▶ To do
Say how many lines in the records include the string "that", adding no other words.

▶ Data for processing
________

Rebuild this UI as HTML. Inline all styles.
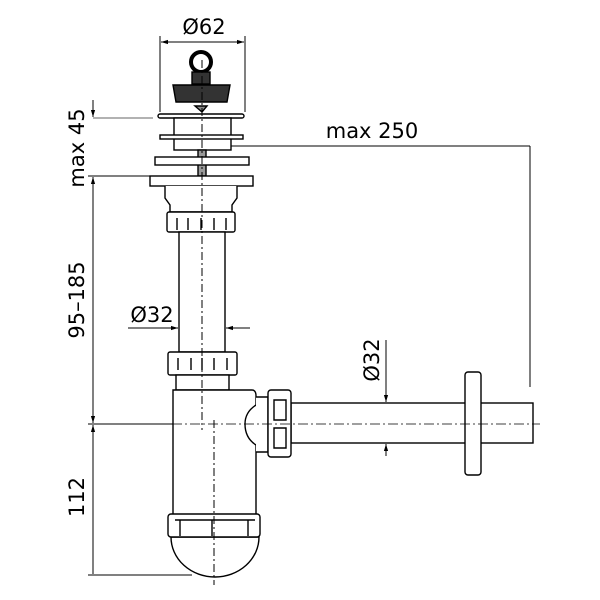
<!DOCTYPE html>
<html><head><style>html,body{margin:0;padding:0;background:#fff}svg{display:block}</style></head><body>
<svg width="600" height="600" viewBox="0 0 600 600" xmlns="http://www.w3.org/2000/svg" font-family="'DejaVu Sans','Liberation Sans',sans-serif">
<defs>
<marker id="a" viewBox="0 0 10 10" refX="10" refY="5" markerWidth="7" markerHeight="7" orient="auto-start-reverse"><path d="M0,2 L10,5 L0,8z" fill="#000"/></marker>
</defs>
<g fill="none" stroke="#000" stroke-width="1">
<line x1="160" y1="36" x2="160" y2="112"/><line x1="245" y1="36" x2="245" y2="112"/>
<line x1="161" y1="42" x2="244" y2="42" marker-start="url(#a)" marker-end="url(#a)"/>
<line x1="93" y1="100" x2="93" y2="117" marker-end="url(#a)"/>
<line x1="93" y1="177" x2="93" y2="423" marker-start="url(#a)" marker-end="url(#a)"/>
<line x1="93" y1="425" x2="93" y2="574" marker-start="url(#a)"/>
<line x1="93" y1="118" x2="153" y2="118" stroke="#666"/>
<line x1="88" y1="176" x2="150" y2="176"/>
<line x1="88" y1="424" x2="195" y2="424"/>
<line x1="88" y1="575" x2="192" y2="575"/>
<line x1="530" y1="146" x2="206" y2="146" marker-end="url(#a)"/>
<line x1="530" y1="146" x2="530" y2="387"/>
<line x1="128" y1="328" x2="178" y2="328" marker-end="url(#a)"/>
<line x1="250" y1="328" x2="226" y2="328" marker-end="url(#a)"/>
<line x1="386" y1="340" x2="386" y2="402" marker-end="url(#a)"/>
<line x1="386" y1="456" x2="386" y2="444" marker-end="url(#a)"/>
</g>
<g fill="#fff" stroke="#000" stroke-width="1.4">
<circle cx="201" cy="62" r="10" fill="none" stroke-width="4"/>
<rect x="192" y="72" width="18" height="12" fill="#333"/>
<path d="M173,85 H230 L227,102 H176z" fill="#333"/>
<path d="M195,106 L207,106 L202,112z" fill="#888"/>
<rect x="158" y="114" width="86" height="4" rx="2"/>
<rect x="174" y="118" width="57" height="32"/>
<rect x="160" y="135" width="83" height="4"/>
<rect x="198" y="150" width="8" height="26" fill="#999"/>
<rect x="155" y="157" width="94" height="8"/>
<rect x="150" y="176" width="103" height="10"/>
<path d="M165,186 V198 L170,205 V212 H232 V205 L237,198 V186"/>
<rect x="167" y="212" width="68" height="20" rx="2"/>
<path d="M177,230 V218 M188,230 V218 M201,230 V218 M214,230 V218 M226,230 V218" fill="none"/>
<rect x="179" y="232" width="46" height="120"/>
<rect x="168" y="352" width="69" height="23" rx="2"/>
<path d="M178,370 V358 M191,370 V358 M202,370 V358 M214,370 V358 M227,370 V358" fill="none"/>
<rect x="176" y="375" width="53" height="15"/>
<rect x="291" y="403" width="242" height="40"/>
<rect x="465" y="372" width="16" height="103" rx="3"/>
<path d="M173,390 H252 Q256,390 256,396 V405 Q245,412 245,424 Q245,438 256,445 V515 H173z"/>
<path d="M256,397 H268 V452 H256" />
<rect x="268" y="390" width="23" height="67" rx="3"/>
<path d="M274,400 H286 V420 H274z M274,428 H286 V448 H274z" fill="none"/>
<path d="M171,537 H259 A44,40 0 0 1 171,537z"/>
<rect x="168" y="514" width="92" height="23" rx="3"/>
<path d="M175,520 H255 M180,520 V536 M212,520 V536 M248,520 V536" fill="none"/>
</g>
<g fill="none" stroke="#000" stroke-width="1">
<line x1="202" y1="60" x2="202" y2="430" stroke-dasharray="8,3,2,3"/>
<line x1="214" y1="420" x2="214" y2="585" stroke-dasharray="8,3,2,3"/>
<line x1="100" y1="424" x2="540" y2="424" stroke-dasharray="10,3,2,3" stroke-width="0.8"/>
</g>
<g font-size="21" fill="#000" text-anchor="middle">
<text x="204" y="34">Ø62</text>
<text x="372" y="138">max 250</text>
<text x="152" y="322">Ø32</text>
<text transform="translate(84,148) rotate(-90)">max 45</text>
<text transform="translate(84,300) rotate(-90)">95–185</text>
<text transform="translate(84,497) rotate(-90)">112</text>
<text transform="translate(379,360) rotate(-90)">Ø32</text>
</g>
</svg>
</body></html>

________

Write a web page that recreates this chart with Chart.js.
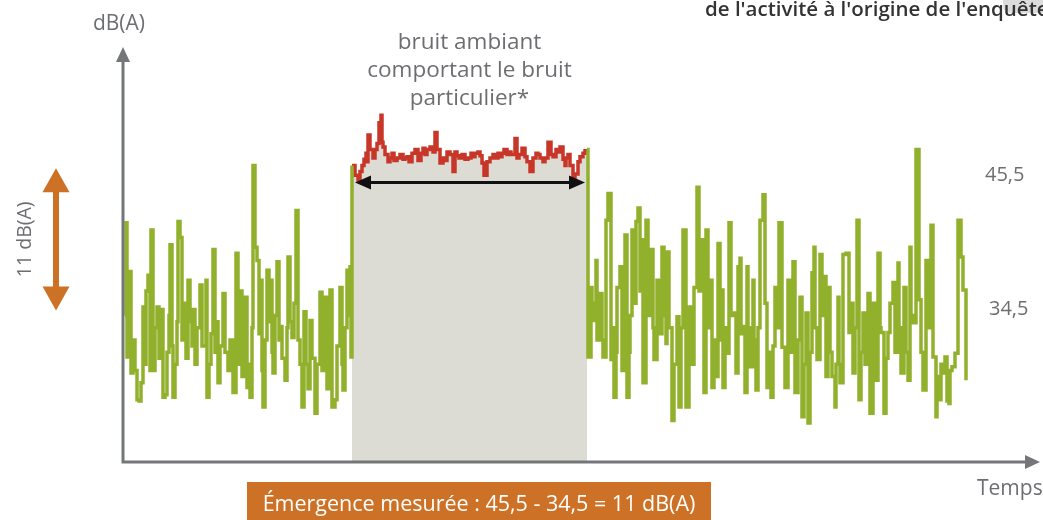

________

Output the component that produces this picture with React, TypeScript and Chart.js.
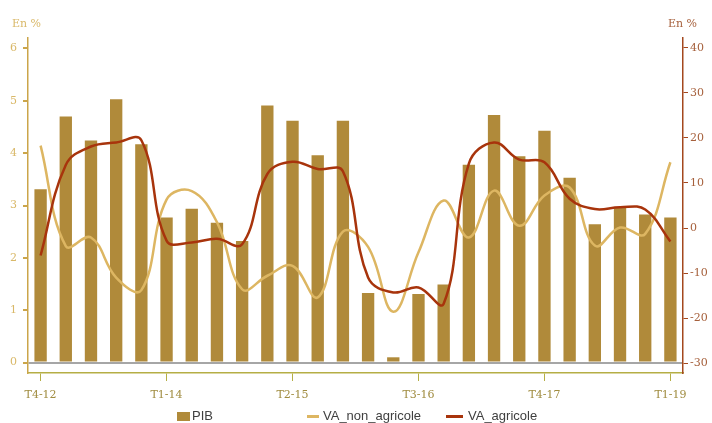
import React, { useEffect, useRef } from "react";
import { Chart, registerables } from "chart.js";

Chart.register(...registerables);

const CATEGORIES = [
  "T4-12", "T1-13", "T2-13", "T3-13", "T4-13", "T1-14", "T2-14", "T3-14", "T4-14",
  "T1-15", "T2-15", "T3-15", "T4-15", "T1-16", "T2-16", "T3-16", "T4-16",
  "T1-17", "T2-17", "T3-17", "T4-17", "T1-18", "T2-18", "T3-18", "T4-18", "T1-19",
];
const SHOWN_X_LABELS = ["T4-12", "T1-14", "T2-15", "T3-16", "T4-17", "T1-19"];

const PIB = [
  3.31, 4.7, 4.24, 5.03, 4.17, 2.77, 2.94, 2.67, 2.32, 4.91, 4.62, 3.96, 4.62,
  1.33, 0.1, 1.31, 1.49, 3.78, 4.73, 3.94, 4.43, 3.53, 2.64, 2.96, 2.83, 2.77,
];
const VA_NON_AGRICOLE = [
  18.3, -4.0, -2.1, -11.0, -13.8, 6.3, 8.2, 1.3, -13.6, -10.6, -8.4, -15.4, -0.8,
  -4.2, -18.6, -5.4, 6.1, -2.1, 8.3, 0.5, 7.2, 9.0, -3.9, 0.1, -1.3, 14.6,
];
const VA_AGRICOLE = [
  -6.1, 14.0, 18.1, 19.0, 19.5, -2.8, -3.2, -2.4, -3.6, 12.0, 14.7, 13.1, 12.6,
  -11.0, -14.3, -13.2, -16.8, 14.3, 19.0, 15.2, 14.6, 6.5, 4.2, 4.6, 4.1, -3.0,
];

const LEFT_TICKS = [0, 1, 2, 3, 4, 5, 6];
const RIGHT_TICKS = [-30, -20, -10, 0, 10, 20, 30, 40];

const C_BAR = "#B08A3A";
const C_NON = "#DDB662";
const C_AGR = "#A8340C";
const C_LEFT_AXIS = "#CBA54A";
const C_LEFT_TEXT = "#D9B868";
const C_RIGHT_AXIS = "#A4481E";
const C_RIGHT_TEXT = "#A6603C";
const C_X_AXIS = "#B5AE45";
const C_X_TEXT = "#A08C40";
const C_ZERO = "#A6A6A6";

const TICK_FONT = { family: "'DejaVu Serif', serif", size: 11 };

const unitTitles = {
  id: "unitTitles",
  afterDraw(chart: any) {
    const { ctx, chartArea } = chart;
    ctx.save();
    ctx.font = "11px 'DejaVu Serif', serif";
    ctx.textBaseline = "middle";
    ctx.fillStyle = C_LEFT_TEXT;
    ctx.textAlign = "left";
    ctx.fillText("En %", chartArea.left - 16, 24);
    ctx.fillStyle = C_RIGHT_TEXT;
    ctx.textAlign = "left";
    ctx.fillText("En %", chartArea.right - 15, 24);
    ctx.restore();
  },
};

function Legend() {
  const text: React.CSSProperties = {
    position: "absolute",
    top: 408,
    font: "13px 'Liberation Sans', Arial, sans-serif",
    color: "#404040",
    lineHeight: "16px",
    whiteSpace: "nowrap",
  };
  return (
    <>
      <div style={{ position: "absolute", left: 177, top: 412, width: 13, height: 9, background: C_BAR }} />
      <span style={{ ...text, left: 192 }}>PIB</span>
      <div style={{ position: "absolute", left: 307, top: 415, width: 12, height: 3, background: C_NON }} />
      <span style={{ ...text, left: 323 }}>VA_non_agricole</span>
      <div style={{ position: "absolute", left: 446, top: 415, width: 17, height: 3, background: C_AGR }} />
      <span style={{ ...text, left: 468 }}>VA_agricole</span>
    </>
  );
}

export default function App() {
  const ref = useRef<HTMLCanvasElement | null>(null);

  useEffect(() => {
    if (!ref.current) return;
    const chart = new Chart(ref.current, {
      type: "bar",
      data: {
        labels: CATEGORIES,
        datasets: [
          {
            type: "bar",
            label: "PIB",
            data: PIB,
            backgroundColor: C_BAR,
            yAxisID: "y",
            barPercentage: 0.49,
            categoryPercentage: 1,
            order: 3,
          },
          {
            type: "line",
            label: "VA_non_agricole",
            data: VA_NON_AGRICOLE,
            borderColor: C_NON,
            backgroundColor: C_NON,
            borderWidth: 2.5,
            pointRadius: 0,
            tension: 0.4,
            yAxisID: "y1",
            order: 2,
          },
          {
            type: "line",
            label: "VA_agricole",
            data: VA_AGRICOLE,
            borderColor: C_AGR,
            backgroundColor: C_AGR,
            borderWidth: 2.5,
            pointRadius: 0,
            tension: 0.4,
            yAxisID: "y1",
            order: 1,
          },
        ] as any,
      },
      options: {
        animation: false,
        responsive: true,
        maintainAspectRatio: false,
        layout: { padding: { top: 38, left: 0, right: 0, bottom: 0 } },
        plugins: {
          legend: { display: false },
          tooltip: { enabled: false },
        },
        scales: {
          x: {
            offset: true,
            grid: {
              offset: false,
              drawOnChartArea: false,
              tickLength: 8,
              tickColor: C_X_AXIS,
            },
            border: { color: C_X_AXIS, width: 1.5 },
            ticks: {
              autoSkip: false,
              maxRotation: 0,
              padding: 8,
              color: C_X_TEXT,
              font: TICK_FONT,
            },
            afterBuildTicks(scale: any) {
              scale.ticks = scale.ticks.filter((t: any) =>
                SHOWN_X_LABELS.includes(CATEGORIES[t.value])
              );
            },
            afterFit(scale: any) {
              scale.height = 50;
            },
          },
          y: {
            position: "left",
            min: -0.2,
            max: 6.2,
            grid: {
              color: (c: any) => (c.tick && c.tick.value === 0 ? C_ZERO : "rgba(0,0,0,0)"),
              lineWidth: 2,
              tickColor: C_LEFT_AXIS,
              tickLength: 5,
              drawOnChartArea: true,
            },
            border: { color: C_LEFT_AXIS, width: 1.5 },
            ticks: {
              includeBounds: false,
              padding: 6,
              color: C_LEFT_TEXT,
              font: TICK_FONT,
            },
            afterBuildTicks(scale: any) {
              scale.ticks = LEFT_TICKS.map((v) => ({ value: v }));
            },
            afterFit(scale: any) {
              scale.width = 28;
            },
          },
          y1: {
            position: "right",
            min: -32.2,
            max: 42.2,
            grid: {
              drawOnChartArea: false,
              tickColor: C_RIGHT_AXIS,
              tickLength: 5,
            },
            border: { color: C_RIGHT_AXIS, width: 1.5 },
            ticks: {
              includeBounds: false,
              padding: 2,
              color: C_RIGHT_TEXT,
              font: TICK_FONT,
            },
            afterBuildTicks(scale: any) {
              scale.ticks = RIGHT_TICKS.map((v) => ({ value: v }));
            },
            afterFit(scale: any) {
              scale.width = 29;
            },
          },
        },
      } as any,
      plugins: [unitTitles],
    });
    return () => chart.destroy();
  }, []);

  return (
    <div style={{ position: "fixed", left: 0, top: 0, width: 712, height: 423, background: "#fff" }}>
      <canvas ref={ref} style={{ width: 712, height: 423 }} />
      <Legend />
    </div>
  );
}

________

▶ Solution to the exercise
2